例えば、こんまりは米国で成功している事例としてよく取り上げられますが、YouTubeの動画を見ると日米で大きく変えていることが分かります。
上記の例では、具体的に以下のような点が日米で異なっています。
デザイン:日本版はカラフルでにぎやかなデザインだが、米国版は白を基調にしたシンプルなデザイン。米国ではシンプルなデザインが好まれる。
情報量:日本版は文字で動画の内容が説明されており、どのような動画かがパッと分かる。日本では十分な説明に信頼が置かれる傾向にある。
動画の長さ:日本版は数分の動画から1時間程度の動画まで様々だが、米国版はいずれも数分の動画。米国人は年々アテンションスパンが短くなっていると言われており、それを考慮していると考えられる。

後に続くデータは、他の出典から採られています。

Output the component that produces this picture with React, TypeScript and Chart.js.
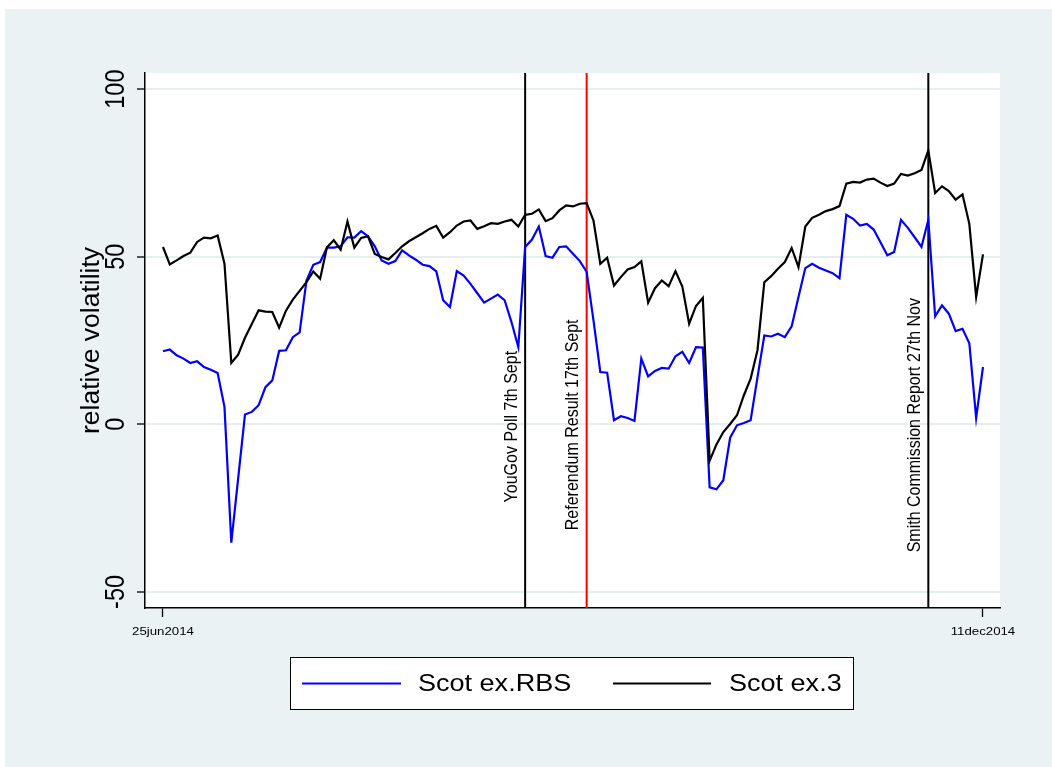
import React, { useEffect, useRef } from 'react';
import { Chart, registerables } from 'chart.js';

Chart.register(...registerables);

// Relative volatility, one value per trading day from 25 Jun 2014 to 11 Dec 2014
const scotExRBS = [
  21.8, 22.3, 20.6, 19.6, 18.3, 18.8, 17.1, 16.3, 15.3, 5.2,
  -35.3, -16.2, 2.9, 3.7, 5.7, 11.1, 13.1, 21.9, 22.1, 26.0,
  27.4, 42.9, 47.6, 48.4, 52.7, 52.7, 53.1, 55.8, 55.7, 57.6,
  56.1, 53.1, 48.9, 47.9, 48.7, 51.9, 50.4, 49.1, 47.6, 47.2,
  45.6, 37.0, 35.0, 45.7, 44.4, 41.9, 39.1, 36.3, 37.5, 38.7,
  37.0, 30.5, 23.0, 52.9, 55.1, 59.0, 50.2, 49.7, 52.9, 53.1,
  50.9, 48.7, 45.5, 31.0, 15.6, 15.4, 1.2, 2.4, 1.9, 1.0,
  19.6, 14.3, 15.9, 16.8, 16.6, 20.3, 21.6, 18.3, 23.0, 22.9,
  -18.8, -19.4, -16.7, -4.0, -0.3, 0.4, 1.2, 14.0, 26.5, 26.2,
  27.0, 26.0, 29.2, 38.0, 46.6, 47.9, 46.7, 45.9, 45.1, 43.6,
  62.5, 61.3, 59.3, 59.8, 58.1, 54.3, 50.4, 51.4, 61.0, 58.6,
  55.8, 52.9, 61.0, 32.2, 35.5, 33.0, 27.8, 28.5, 24.2, 1.9,
  17.1,
];

const scotEx3 = [
  52.9, 47.7, 48.9, 50.2, 51.2, 54.4, 55.7, 55.5, 56.3, 47.9,
  18.3, 20.8, 25.8, 29.9, 34.0, 33.6, 33.5, 28.8, 33.9, 37.2,
  39.8, 42.4, 45.6, 43.4, 52.8, 54.9, 52.1, 60.5, 52.7, 55.6,
  56.1, 50.8, 49.9, 49.2, 51.1, 53.1, 54.6, 55.8, 57.0, 58.3,
  59.2, 55.7, 57.3, 59.3, 60.5, 60.8, 58.3, 59.1, 60.0, 59.8,
  60.5, 61.0, 59.0, 62.5, 62.8, 64.1, 60.6, 61.5, 63.8, 65.3,
  65.0, 65.8, 66.0, 60.8, 47.9, 49.7, 41.4, 43.9, 46.2, 46.9,
  48.6, 36.3, 40.6, 42.9, 41.2, 45.7, 41.1, 30.0, 35.3, 37.7,
  -10.9, -6.0, -2.3, 0.1, 2.7, 8.6, 13.6, 22.1, 42.4, 44.2,
  46.4, 48.4, 52.6, 46.9, 59.0, 61.6, 62.5, 63.6, 64.2, 65.1,
  71.8, 72.3, 72.1, 73.0, 73.3, 72.1, 71.1, 71.8, 74.7, 74.2,
  74.9, 75.9, 81.7, 69.0, 71.0, 69.6, 67.0, 68.6, 59.8, 38.0,
  50.7,
];

const seriesNames = ['Scot ex.RBS', 'Scot ex.3'];

// Trading-day index of each tick and its date label
const xTickValues = [0, 120];
const xTickLabels = ['25jun2014', '11dec2014'];
const yTickValues = [-50, 0, 50, 100];
const yAxisTitle = 'relative volatility';

// Marked events (trading-day index)
const eventNames = ['YouGov Poll 7th Sept', 'Referendum Result 17th Sept', 'Smith Commission Report 27th Nov'];
const eventDays = [53, 62, 112];

// Styling / placement
const FONT = "'Liberation Sans', Arial, Helvetica, sans-serif";
const STRETCH = 1.15;
const eventColors = ['#000000', '#FF0000', '#000000'];
const eventTextStart = [-23.3, -31.6, -38.2];
const seriesColors = ['#0000FF', '#000000'];
const BG = '#EAF2F3';

function drawText(
  ctx: CanvasRenderingContext2D,
  text: string,
  x: number,
  y: number,
  angle: number,
  align: CanvasTextAlign,
  baseline: CanvasTextBaseline,
  size: number,
  color = '#000',
  stretch = STRETCH
) {
  ctx.save();
  ctx.translate(x, y);
  ctx.scale(stretch, 1);
  ctx.rotate(angle);
  ctx.font = `${size}px ${FONT}`;
  ctx.textAlign = align;
  ctx.textBaseline = baseline;
  ctx.fillStyle = color;
  ctx.fillText(text, 0, 0);
  ctx.restore();
}

const backgroundPlugin = {
  id: 'stataBackground',
  beforeDraw(chart: any) {
    const { ctx, chartArea, width, height } = chart;
    ctx.save();
    ctx.fillStyle = '#FFFFFF';
    ctx.fillRect(0, 0, width, height);
    ctx.fillStyle = BG;
    ctx.fillRect(5, 9, width - 5, height - 9);
    ctx.fillStyle = '#FFFFFF';
    ctx.fillRect(chartArea.left, chartArea.top, chartArea.right - chartArea.left, chartArea.bottom - chartArea.top);
    ctx.restore();
  },
};

const eventPlugin = {
  id: 'eventLines',
  beforeDatasetsDraw(chart: any) {
    const { ctx, chartArea, scales } = chart;
    eventDays.forEach((d, i) => {
      const x = scales.x.getPixelForValue(d);
      ctx.save();
      ctx.strokeStyle = eventColors[i];
      ctx.lineWidth = 2;
      ctx.beginPath();
      ctx.moveTo(x, chartArea.top);
      ctx.lineTo(x, chartArea.bottom);
      ctx.stroke();
      ctx.restore();
      const y = scales.y.getPixelForValue(eventTextStart[i]);
      drawText(ctx, eventNames[i], x - 8.5, y, -Math.PI / 2, 'left', 'alphabetic', 16);
    });
  },
};

const labelsPlugin = {
  id: 'axisText',
  afterDraw(chart: any) {
    const { ctx, chartArea, scales } = chart;
    // y tick labels, rotated
    yTickValues.forEach((v) => {
      const y = scales.y.getPixelForValue(v);
      drawText(ctx, String(v), 124, y, -Math.PI / 2, 'center', 'alphabetic', 23.5);
    });
    // y axis title
    drawText(ctx, yAxisTitle, 99, (chartArea.top + chartArea.bottom) / 2, -Math.PI / 2, 'center', 'alphabetic', 26.5, '#000', 1.0);
    // x tick labels
    xTickValues.forEach((v, i) => {
      const x = scales.x.getPixelForValue(v);
      drawText(ctx, xTickLabels[i], x, 632, 0, 'center', 'middle', 11.5);
    });
    // legend
    const lx = 290.5, ly = 657.5, lw = 563, lh = 52;
    ctx.save();
    ctx.fillStyle = '#FFFFFF';
    ctx.fillRect(lx, ly, lw, lh);
    ctx.strokeStyle = '#000000';
    ctx.lineWidth = 1;
    ctx.strokeRect(lx, ly, lw, lh);
    ctx.restore();
    const cy = ly + lh / 2;
    const entries = [
      { x0: 302, x1: 401, tx: 418 },
      { x0: 613, x1: 711, tx: 729 },
    ];
    chart.data.datasets.forEach((ds: any, i: number) => {
      const e = entries[i];
      ctx.save();
      ctx.strokeStyle = ds.borderColor;
      ctx.lineWidth = 2.2;
      ctx.beginPath();
      ctx.moveTo(e.x0, cy);
      ctx.lineTo(e.x1, cy);
      ctx.stroke();
      ctx.restore();
      drawText(ctx, ds.label, e.tx, cy + 1, 0, 'left', 'middle', 23.5);
    });
  },
};

export default function App() {
  const canvasRef = useRef<HTMLCanvasElement | null>(null);

  useEffect(() => {
    const canvas = canvasRef.current;
    if (!canvas) return;
    const series = [scotExRBS, scotEx3];
    const chart = new Chart(canvas, {
      type: 'line',
      data: {
        datasets: series.map((vals, i) => ({
          label: seriesNames[i],
          data: vals.map((v, d) => ({ x: d, y: v })),
          borderColor: seriesColors[i],
          backgroundColor: seriesColors[i],
          borderWidth: 2.2,
          pointRadius: 0,
          tension: 0,
          fill: false,
          order: i === 0 ? 1 : 0,
        })),
      },
      options: {
        responsive: false,
        animation: false,
        events: [],
        layout: { padding: { left: 145, top: 73, right: 52, bottom: 159 } },
        plugins: { legend: { display: false }, tooltip: { enabled: false }, title: { display: false } },
        scales: {
          x: {
            type: 'linear',
            min: -2.63,
            max: 122.49,
            afterBuildTicks: (scale: any) => {
              scale.ticks = xTickValues.map((v) => ({ value: v }));
            },
            afterFit: (scale: any) => {
              scale.height = 0;
            },
            ticks: { display: false },
            grid: { color: 'rgba(0,0,0,0)', tickColor: '#000', tickLength: 9, tickWidth: 1.3, drawOnChartArea: false },
            border: { display: true, color: '#000', width: 1.5 },
          },
          y: {
            type: 'linear',
            min: -54.8,
            max: 104.8,
            afterBuildTicks: (scale: any) => {
              scale.ticks = yTickValues.map((v) => ({ value: v }));
            },
            afterFit: (scale: any) => {
              scale.width = 0;
            },
            ticks: { display: false },
            grid: { color: '#E6EEF0', lineWidth: 2, tickColor: '#000', tickLength: 8, tickWidth: 1.3 },
            border: { display: true, color: '#000', width: 1.5 },
          },
        },
      },
      plugins: [backgroundPlugin, eventPlugin, labelsPlugin],
    });
    return () => chart.destroy();
  }, []);

  return (
    <canvas
      ref={canvasRef}
      width={1052}
      height={767}
      style={{ position: 'fixed', left: 0, top: 0, width: 1052, height: 767 }}
    />
  );
}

このように、日米の文化の違いや快適に感じるデザインの違いなどを踏まえた上で、米国で通用するようにローカライズしていく必要があります。
米国向けにローカライズする上で注意したい点は、同じデザインでも各人のバックグラウンドにより受け取り方が様々であるということです。日本だと基本的には日本人という単一民族に向けてユーザ体験を考えればよいのでシンプルですが、米国は人種のサラダボウルと呼ばれており、多様性への考慮が欠かせません。例えば、色に対して感じる印象というのは各人のバックグラウンドによって異なります。そのため、特定のユーザ層にネガティブな印象を与えないように慎重にローカライズしていく必要があります。
どの程度ローカライズに投資すべきか
ローカライズの重要性はプロダクトの性質によって異なるため、まずは自分たちのプロダクトはどの程度ローカライズにコストをかけるべきなのかを考える必要があります。
ひとつの判断基準として、ユーザの実生活に密に関連したプロダクトであるほどローカライズの重要性が高いです。例えば「食」や「医療」といった生活や文化に根付いたものを対象にしている場合、ユーザの日々の生活に溶け込めるように深いレベルでローカライズすることが求められます。
メルカリは米国向けにUXを大きく変えているサービスのひとつです。モノの売買というオフラインの世界とも密接するサービスであり、ローカライズの重要性が高かったのだと考えられます。以下の記事が参考になります。
一方、オンラインの世界で完結するプロダクト(例えばタスク管理ツールや検索エンジンなど)の場合、そのままでも他国で十分通用する可能性があります。そのような場合は、可能な限りプロダクトをグローバルで標準化することで効率的に他国に展開することができます。
ローカライズと標準化はトレードオフであり、自分たちのプロダクトがユーザの実生活にどの程度根付いたものなのかを理解した上で、最適なローカライズのバランスを見出すことが重要です。
初期段階からグローバルを見据えておく
日本にいるとなかなか気付きにくいですが、日本は文化、言語、規制など、グローバルで見るとかなりユニークな環境であり、日本だけを想定してプロダクトを開発していると、将来的に米国展開する際にアセットの再利用が難しく、結局作り直すことになる場合が多いです。
一方、米国発のプロダクトは日本でも数多く使われていますが、ユーザ体験は変えずに言語や単位を変えるだけで十分通用している場合が多いです。なぜそうなるかというと、米国発のテック企業は、米国の多文化・多人種の環境を前提に最初から開発しているためです。そのため、米国発のプロダクトは文化や人種に依存しないシンプルなプロダクトになる傾向があり、結果として効率的に他国に展開することができます。
将来的に少しでも米国展開の可能性があるのであれば、初期段階からそれを見据えて日本独自のコンテキストに依存しないようなシンプルなプロダクトを設計しておくことで、既存のアセットを最大限に活用しながら米国展開に取り組むことができます。スタートアップはまずは目先にある自国での成功が最優先であり、言うは易く行うは難しだと思いますが、このことを頭の片隅に入れて開発しているだけでも大きく変わってくると思います。